Роль Мейерхольда в искусстве театра поистине грандиозна. Я счастлив, что сейчас его вспоминают, изучают, выходят его книги и книги о нем. Но этого мало. Надо бы восстановить «Маскарад» и «Пиковую даму», которые произвели огромное впечатление на всех, кто видел эти спектакли. Надо восстановить «Ревизор», «Последний решительный», «Лес», «Командарм 2» и др. Это были действительно большие и прекрасные явления советского театрального искусства.

{301} Л. Варпаховский
О театральности музыки и о музыкальности театра

Неоценима новаторская деятельность Всеволода Эмильевича Мейерхольда в театре. Буквально нет области в многогранном искусстве сцены, в которой он не оставил бы яркий след. Одним из его достижений является связь, установленная им между театром и музыкой. Недаром, когда говорят о мейерхольдовском театре, в первую очередь вспоминается необыкновенная музыкальность его спектаклей.

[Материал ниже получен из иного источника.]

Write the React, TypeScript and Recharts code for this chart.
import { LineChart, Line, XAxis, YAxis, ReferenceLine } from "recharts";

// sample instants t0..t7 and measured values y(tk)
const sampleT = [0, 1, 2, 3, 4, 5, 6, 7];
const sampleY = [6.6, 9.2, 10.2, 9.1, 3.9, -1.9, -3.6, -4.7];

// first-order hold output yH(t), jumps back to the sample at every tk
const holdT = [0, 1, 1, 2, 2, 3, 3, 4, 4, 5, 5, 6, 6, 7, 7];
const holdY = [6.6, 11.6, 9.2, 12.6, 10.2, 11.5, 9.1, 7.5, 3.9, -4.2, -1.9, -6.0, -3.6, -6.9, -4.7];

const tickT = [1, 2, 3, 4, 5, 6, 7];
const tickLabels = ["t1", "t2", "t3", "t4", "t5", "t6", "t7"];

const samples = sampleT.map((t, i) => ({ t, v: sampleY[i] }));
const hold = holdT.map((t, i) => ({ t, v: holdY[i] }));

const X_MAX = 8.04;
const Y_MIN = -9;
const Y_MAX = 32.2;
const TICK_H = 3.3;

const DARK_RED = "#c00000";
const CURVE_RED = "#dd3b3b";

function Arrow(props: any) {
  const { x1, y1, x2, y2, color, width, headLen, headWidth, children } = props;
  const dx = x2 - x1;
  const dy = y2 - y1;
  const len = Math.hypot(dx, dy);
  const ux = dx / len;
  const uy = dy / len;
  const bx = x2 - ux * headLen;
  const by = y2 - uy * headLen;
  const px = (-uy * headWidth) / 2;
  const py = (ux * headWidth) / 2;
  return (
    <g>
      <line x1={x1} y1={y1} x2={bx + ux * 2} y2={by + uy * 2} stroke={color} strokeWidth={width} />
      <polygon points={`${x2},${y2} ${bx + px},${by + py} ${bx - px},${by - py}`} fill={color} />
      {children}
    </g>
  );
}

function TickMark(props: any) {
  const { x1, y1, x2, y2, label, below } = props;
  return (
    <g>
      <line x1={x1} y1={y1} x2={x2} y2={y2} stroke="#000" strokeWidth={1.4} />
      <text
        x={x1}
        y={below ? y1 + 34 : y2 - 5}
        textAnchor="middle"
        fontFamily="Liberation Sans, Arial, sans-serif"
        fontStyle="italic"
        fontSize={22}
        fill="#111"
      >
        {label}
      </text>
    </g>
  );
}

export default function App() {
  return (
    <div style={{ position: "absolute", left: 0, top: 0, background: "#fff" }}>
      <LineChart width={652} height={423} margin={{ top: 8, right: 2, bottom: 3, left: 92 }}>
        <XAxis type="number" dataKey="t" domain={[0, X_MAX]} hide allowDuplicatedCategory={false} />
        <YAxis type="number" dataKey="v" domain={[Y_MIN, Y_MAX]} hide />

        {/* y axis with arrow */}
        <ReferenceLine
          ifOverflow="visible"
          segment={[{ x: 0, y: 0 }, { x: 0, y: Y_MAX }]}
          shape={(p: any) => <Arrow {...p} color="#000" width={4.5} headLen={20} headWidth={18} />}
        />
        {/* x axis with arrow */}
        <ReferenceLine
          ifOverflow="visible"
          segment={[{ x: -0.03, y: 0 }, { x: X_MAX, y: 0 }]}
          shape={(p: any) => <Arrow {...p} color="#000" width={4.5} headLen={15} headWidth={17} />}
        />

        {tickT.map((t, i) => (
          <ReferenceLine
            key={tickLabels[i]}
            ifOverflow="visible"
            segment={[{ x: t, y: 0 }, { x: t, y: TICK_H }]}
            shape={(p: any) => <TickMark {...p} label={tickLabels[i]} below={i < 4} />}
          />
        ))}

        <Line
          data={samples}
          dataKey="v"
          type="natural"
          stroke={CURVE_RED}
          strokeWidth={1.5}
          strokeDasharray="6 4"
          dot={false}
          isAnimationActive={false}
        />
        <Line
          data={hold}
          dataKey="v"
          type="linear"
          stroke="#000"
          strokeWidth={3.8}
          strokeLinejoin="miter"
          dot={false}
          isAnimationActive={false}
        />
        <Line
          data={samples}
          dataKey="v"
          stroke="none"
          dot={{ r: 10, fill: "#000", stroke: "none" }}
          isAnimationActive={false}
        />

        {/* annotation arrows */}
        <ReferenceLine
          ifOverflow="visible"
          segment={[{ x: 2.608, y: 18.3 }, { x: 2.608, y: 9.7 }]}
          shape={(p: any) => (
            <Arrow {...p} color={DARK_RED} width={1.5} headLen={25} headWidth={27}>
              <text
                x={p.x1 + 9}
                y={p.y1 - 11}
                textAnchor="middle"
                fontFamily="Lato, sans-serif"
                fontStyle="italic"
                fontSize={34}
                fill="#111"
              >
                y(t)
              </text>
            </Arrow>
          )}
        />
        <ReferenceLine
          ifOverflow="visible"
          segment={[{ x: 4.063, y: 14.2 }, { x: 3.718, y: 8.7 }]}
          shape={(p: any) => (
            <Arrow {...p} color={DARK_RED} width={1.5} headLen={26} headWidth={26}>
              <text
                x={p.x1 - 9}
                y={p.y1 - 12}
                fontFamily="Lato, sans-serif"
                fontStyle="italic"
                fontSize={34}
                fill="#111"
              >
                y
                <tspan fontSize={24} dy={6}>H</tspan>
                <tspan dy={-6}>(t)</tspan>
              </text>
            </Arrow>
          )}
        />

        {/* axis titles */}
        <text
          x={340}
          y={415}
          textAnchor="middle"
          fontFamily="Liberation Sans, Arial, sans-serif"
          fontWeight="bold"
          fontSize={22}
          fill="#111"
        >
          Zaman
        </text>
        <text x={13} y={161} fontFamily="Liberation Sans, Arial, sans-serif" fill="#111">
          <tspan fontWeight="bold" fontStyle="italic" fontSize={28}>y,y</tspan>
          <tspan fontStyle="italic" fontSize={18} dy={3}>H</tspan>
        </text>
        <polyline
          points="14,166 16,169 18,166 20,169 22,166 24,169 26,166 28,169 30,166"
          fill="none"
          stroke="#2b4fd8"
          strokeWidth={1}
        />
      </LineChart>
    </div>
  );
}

Если в бытовом, натуралистическом театре музыка, как правило, допускалась лишь по ходу действия, когда это совпадало с жизненными обстоятельствами пьесы, или как увертюра перед началом действия, то Мейерхольд, разрабатывая теорию и практику условно-реалистического театра, рассматривал значение музыки неизмеримо шире. Для сочинения своих спектаклей он изучал и заимствовал законы музыкальной композиции и свободно вводил музыку в драму, руководствуясь не только бытовым оправданием. «Каждый из режиссеров должен быть не просто режиссером, а режиссером-мыслителем, режиссером-поэтом, режиссером-музыкантом, — говорил Мейерхольд, — не в том смысле, что он будет либо на скрипке, либо на рояле играть, а в том смысле, что он проникается формулой, которая {302} на сегодняшний день не потеряла значения, формулой Верлена: De la musique avant toute chose[194]»[195].

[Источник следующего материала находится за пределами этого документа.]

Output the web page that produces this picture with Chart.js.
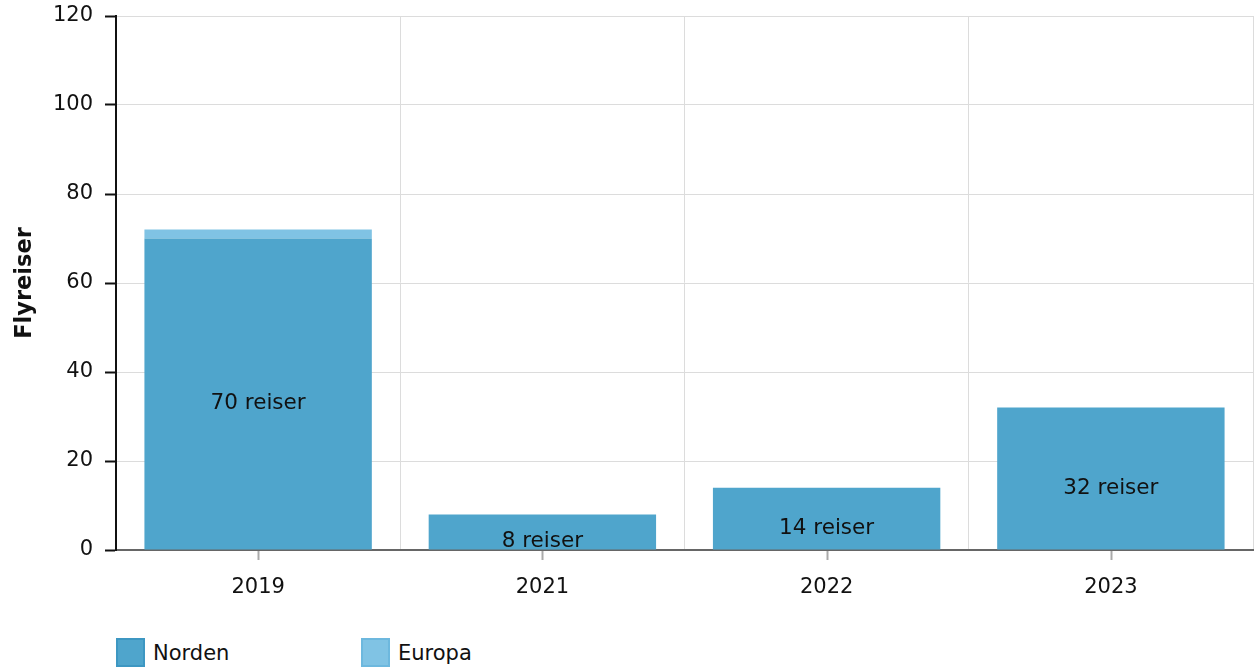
<!DOCTYPE html>
<html>
<head>
<meta charset="utf-8">
<script src="https://cdn.jsdelivr.net/npm/chart.js@4.4.0/dist/chart.umd.min.js"></script>
<style>
  body { margin: 0; background: #fff; font-family: "DejaVu Sans", sans-serif; }
  #wrap { position: relative; width: 1258px; height: 667px; }
  #legend { position: absolute; left: 116px; top: 638px; font-size: 21px; color: #111; }
  .item { position: absolute; top: 0; white-space: nowrap; }
  .box { position: absolute; top: 0; width: 29px; height: 29px; border: 2px solid; box-sizing: border-box; }
  .lbl { position: absolute; left: 37px; top: 3px; }
</style>
</head>
<body>
<div id="wrap">
  <canvas id="myChart" width="1258" height="620"></canvas>
  <div id="legend"></div>
</div>
<script>
'use strict';
// verdier lest av bildet
var years = ['2019', '2021', '2022', '2023'];
var norden = [70, 8, 14, 32];
var europa = [2, 0, 0, 0];
var yTicks = [0, 20, 40, 60, 80, 100, 120];

var FONT = '"DejaVu Sans", sans-serif';
var colNorden = '#4fa5cc';
var colEuropa = '#80c3e4';

// tekst "NN reiser" midt i hver Norden-søyle
var barLabels = {
  id: 'barLabels',
  afterDatasetsDraw: function(chart) {
    var ctx = chart.ctx;
    var meta = chart.getDatasetMeta(0);
    ctx.save();
    ctx.font = '21.5px ' + FONT;
    ctx.fillStyle = '#111';
    ctx.textAlign = 'center';
    ctx.textBaseline = 'top';
    meta.data.forEach(function(bar, i) {
      var mid = (bar.y + bar.base) / 2;
      ctx.fillText(norden[i] + ' reiser', bar.x, mid - 1);
    });
    ctx.restore();
  }
};

// tick-merker under hver kategori
var xTickMarks = {
  id: 'xTickMarks',
  afterDraw: function(chart) {
    var ctx = chart.ctx;
    var sx = chart.scales.x;
    ctx.save();
    ctx.strokeStyle = '#aaa';
    ctx.lineWidth = 2;
    years.forEach(function(y, i) {
      var px = Math.round(sx.getPixelForTick(i)) + 0.5;
      ctx.beginPath();
      ctx.moveTo(px, sx.top + 1);
      ctx.lineTo(px, sx.top + 10);
      ctx.stroke();
    });
    ctx.restore();
  }
};

var ctx = document.getElementById('myChart').getContext('2d');
var myChart = new Chart(ctx, {
  type: 'bar',
  data: {
    labels: years,
    datasets: [
      { label: 'Norden', data: norden, backgroundColor: colNorden, borderWidth: 0,
        barPercentage: 0.8, categoryPercentage: 1.0 },
      { label: 'Europa', data: europa, backgroundColor: colEuropa, borderWidth: 0,
        barPercentage: 0.8, categoryPercentage: 1.0 }
    ]
  },
  options: {
    responsive: false,
    animation: false,
    layout: { padding: { top: 16, right: 5, left: 0, bottom: 0 } },
    plugins: {
      legend: { display: false },
      tooltip: { enabled: false }
    },
    scales: {
      x: {
        stacked: true,
        grid: { color: '#dcdcdc', lineWidth: 1, drawTicks: false, offset: true },
        border: { color: '#666', width: 2 },
        ticks: { color: '#111', font: { family: FONT, size: 21 }, padding: 25 },
        afterFit: function(s) { s.height = 70; s.paddingLeft = 0; s.paddingRight = 0; }
      },
      y: {
        stacked: true,
        min: 0,
        max: 120,
        afterBuildTicks: function(s) { s.ticks = yTicks.map(function(v) { return { value: v }; }); },
        grid: { color: '#dcdcdc', lineWidth: 1, tickColor: '#111', tickLength: 11, tickWidth: 2 },
        border: { color: '#111', width: 2 },
        ticks: { color: '#111', font: { family: FONT, size: 21 }, padding: 12 },
        title: {
          display: true,
          text: 'Flyreiser',
          color: '#111',
          font: { family: FONT, size: 22.5, weight: 'bold' },
          padding: { top: 12, bottom: 0 }
        },
        afterFit: function(s) { s.width = 116; s.paddingTop = 0; s.paddingBottom = 0; }
      }
    }
  },
  plugins: [barLabels, xTickMarks]
});

// legend under grafen
var legendItems = [
  { text: 'Norden', fill: colNorden, border: '#3d97c2', left: 0 },
  { text: 'Europa', fill: colEuropa, border: '#6db8de', left: 245 }
];
var lg = document.getElementById('legend');
legendItems.forEach(function(it) {
  var d = document.createElement('div');
  d.className = 'item';
  d.style.left = it.left + 'px';
  d.innerHTML = '<span class="box" style="background:' + it.fill + ';border-color:' + it.border + '"></span>' +
    '<span class="lbl">' + it.text + '</span>';
  lg.appendChild(d);
});
</script>
</body>
</html>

В беседе с коллективом пражского театра «Д‑37» Мейерхольд вновь возвращается к этой же теме: «Скажу вам в порядке информации: я из музыкальной семьи. С детства учился играть на рояле, а потом долгие годы на скрипке. Первоначально должен был посвятить себя музыке, потом оставил ее и пошел в театр. Свое музыкальное воспитание я считаю основой своей режиссерской работы»[196].